Well, we have forfeited our right to make that argument. And what we got for it was a ruling that may well have the same net effect as the ruling a Democratic-majority court would have given us. Certainly, it’s worth noting that much still remains to be decided with regards to the liberty of religious institutions. It may well be the case that the qualifications provided by Gorsuch, which would likely not have been offered in a 6-3 ruling given by a court featuring two Clinton appointees, will provide essential cover for our institutions in the years to come. But it also may not—and to forfeit an argument as central to Christian social witness as the importance of character in our leaders—for a benefit this thin seems like a horrible trade.

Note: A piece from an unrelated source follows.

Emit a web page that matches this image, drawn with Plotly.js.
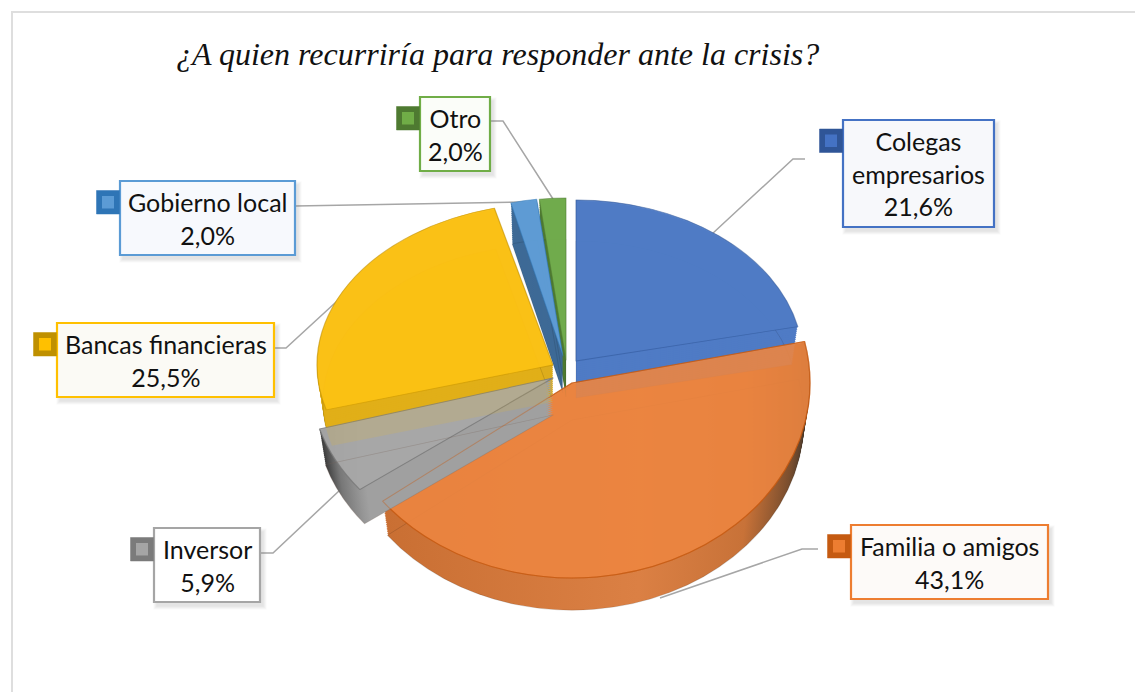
<!DOCTYPE html>
<html><head><meta charset="utf-8">
<script src="https://cdn.plot.ly/plotly-3.0.1.min.js"></script>
<style>html,body{margin:0;padding:0;background:#fff}#c{width:1135px;height:692px}</style>
</head><body><div id="c"></div>
<script>
const categories = ['Colegas<br>empresarios','Familia o amigos','Inversor','Bancas financieras','Gobierno local','Otro'];
const values = [21.6,43.1,5.9,25.5,2.0,2.0];
const faceColors = ['rgba(79,123,197,.95)','rgba(236,133,64,.9)','rgba(168,168,168,.95)','rgba(251,193,23,.97)','rgba(95,157,214,.97)','rgba(114,172,77,.97)'];
const wallColors = ['#4F7BC5','#DB7E42','#A0A0A0','#DDAD1C','#3E6A96','#4F7A32'];
const edgeColors = ['rgba(47,85,151,.55)','rgba(197,90,17,.75)','rgba(120,120,120,.8)','rgba(191,144,0,.6)','rgba(46,117,182,.5)','rgba(78,122,49,.5)'];
const boxColors = ['#4472C4','#ED7D31','#A5A5A5','#FFC000','#5B9BD5','#70AD47'];
const swatchColors = ['#2F5597','#C55A11','#7B7B7B','#BF9000','#2E75B6','#4E7A31'];
const boxFills = ['#F7F8FB','#FDFAF8','#FFFFFF','#FBFAF5','#F7F9FD','#FBFDF9'];
// per-slice box geometry: left, top, right, bottom
const boxes = [[843,120,994,227],[851,525,1048,599],[154,528,260,602],[57,323,274,397],[120,181,295,255],[420,97,490,171]];
const leaders = [
  'M805,159 L793,159 L712,234','M818,549 L802,549 L660,598','M260,553 L273,553 L340,490',
  'M274,348 L286,348 L360,280','M295,206 L525,202','M491,121 L503,121 L553,199'];
// perspective of each slice: apex x, apex y, half width, half height
const view = [[576,361,227,161],[572,383,238,195],[553,378,243,184],[553,365,236,162],[563,356,210,158],[566,360,213,162]];
const DEPTH = 37, STEP = 2, SHRINK = 0.025, R = 230, W = 1135, H = 692;
const px = x => x/W, py = y => 1-y/H;

const base = {type:'pie',labels:categories,values:values,sort:false,direction:'clockwise',rotation:0,
  textinfo:'none',hoverinfo:'skip',showlegend:false,
  domain:{x:[px(575-R),px(575+R)],y:[py(385+R),py(385-R)]}};
const clear = 'rgba(0,0,0,0)';
const none = values.map(()=>clear);
const only = (src,keep) => src.map((c,i)=>keep(i)?c:clear);
const traces = [], offsets = [], fills = [];
function add(colors,lineColors,lw,dy,fill){
  traces.push(Object.assign({},base,{marker:{colors:colors,line:{color:lineColors,width:lw}}}));
  offsets.push(dy); fills.push(fill||null);
}
const ORANGE=1, GRAY=2, YELLOW=3;
// orange side wall, then the walls of the slices behind it
for(let d=DEPTH;d>0;d-=STEP) add(only(wallColors,i=>i===ORANGE),none,0,d,'wallO');
for(let d=DEPTH;d>0;d-=STEP) add(only(wallColors,i=>i!==ORANGE&&i!==GRAY),none,0,d);
// rims of the lower faces, seen through the top
add(none,only(values.map(()=>'rgba(0,0,0,.14)'),i=>i!==GRAY),1,DEPTH);
// top faces except the grey one
add(only(faceColors,i=>i!==GRAY),only(edgeColors,i=>i!==GRAY),1.2,0);
// the grey slice stands in front of the orange one
for(let d=DEPTH;d>0;d-=STEP) add(only(wallColors,i=>i===GRAY),none,0,d,'wallG');
add(only(faceColors,i=>i===GRAY),only(edgeColors,i=>i===GRAY),1.2,0);
add(none,only(values.map(()=>'rgba(120,100,90,.3)'),i=>i===GRAY),1,DEPTH);
// yellow wall tint through grey, orange outline through grey
add(only(values.map(()=>'rgba(255,192,0,.13)'),i=>i===YELLOW),none,0,DEPTH);
add(none,only(values.map(()=>'rgba(197,90,17,.4)'),i=>i===ORANGE),1.2,0);

const shapes = [
  {type:'rect',layer:'below',xref:'paper',yref:'paper',x0:px(12),x1:px(1150),y0:py(12),y1:py(710),line:{color:'#DEDEDE',width:2},fillcolor:'#fff'}
];
const annotations = [];
leaders.forEach(p=>{
  const path = p.replace(/(\d+),(\d+)/g,(m,a,b)=>px(+a)+','+py(+b));
  shapes.push({type:'path',layer:'below',xref:'paper',yref:'paper',path:path,line:{color:'#A6A6A6',width:1.5}});
});
boxes.forEach((b,i)=>{
  const rect=(x0,y0,x1,y1,fill,line,lw)=>shapes.push({type:'rect',layer:'below',xref:'paper',yref:'paper',x0:px(x0),x1:px(x1),y0:py(y0),y1:py(y1),fillcolor:fill,line:{color:line,width:lw||0}});
  for(let s=7;s>=1;s-=2) rect(b[0]+3-s/2,b[1]+4-s/2,b[2]+3+s/2,b[3]+4+s/2,'rgba(120,120,120,.05)',clear,0);
  rect(b[0],b[1],b[2],b[3],boxFills[i],boxColors[i],2.2);
  const sy=b[1]+ (i===0?9:9.5);
  rect(b[0]-23.5,sy,b[0]-0.5,sy+23.5,swatchColors[i],swatchColors[i],0.5);
  rect(b[0]-18,sy+5.5,b[0]-6,sy+18,boxColors[i],boxColors[i],0);
  annotations.push({xref:'paper',yref:'paper',x:px((b[0]+b[2])/2),y:py((b[1]+b[3])/2+0.5),xanchor:'center',yanchor:'middle',showarrow:false,
    text:categories[i]+'<br>'+values[i].toFixed(1).replace('.',',')+'%',
    font:{family:'Lato, "Open Sans", sans-serif',size:25,color:'#111'},align:'center'});
});

const layout = {width:W,height:H,margin:{l:0,r:0,t:0,b:0},paper_bgcolor:'#fff',showlegend:false,
  title:{text:'¿A quien recurriría para responder ante la crisis?',xref:'paper',yref:'paper',x:px(176),xanchor:'left',y:py(54),yanchor:'middle',
    font:{family:'"Liberation Serif", serif',size:32,color:'#111',style:'italic'}},
  shapes:shapes,annotations:annotations};

const gd = document.getElementById('c');
Plotly.newPlot(gd,traces,layout,{displayModeBar:false,staticPlot:true}).then(()=>{
  const svg = gd.querySelector('svg.main-svg');
  const ns='http://www.w3.org/2000/svg';
  const defs = svg.querySelector('defs')||svg.insertBefore(document.createElementNS(ns,'defs'),svg.firstChild);
  function grad(id,stops){
    const g=document.createElementNS(ns,'linearGradient');g.setAttribute('id',id);
    stops.forEach(s=>{const e=document.createElementNS(ns,'stop');e.setAttribute('offset',s[0]);e.setAttribute('stop-color',s[1]);g.appendChild(e);});
    defs.appendChild(g);
  }
  grad('wallO',[[0,'#C96F33'],[.6,'#DB8044'],[.85,'#C87238'],[.96,'#7A4E2E'],[1,'#4A3A2C']]);
  grad('wallG',[[0,'#3A3A3A'],[.08,'#777777'],[.2,'#A0A0A0'],[1,'#A0A0A0']]);
  gd.querySelectorAll('.pielayer .trace').forEach((tr,k)=>{
    const cd=gd.calcdata[k][0];
    const f=1-SHRINK*offsets[k]/DEPTH;
    tr.querySelectorAll('.slice').forEach((sl,i)=>{
      const v=view[i];
      sl.setAttribute('transform','translate('+v[0]+','+(v[1]+offsets[k])+') scale('+(f*v[2]/cd.r)+','+(f*v[3]/cd.r)+') translate('+(-cd.cx)+','+(-cd.cy)+')');
      const p=sl.querySelector('path');
      if(fills[k]==='wallO'&&i===ORANGE)p.style.fill='url(#wallO)';
      if(fills[k]==='wallG'&&i===GRAY)p.style.fill='url(#wallG)';
    });
  });
  document.body.setAttribute('data-ready','1');
});
</script></body></html>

Religious conservatives have work to do.
For too long religious conservatives have acted as if persuasion did not matter, that theirs was a movement that did not need converts. The Trumpists of our number most obviously gave in to this sort of thinking. But the Never Trumpers like French embraced their own version of it by overstating the value of legal triumphs, even as cultural defeats piled up all around us.
The first task before Christian conservatives right now is to consider how it is that we came to this state and how we can go about fixing things. Any attempt at such a work must foreground persuasion as an authentic goal of our movement. Once upon a time stories of hard leftists becoming staunch conservatives were common—Richard John Neuhaus, Whittaker Chambers, Irving Kristol… you know their names. These days the most frequent conversion stories go in the opposite direction as thinkers raised on the American right move to the left as they age and mature. It is hard to blame them when one considers the sorry state of the American right. Indeed, on many matters a conversion to the left seems to me a genuine good. Certainly I expect America’s workers and her land will fare better if the left is ascendant.
Yet ultimately if we believe in the givenness of things and particularly the givenness of the human body, then an ascendant left will not only be bad news for America’s religious conservatives; it will be bad news for America herself.
The first order task for American conservatives today is a rediscovery of confidence in the truthfulness of their principles and, buoyed by such confidence, a bold engagement with the pivotal arguments and intellectual disputes of our day. If the truth is on our side, then this is a struggle that we will eventually win. But if we are too scared to attempt the hard work of persuasion and, instead, choose to keep using power to protect ourselves, via increasingly dubious means, then our movement will continue to shrink, eventually coming to nothing. That fate, though possible and perhaps even probable at this point, is not guaranteed. It is up to us to make sure it does not come to pass.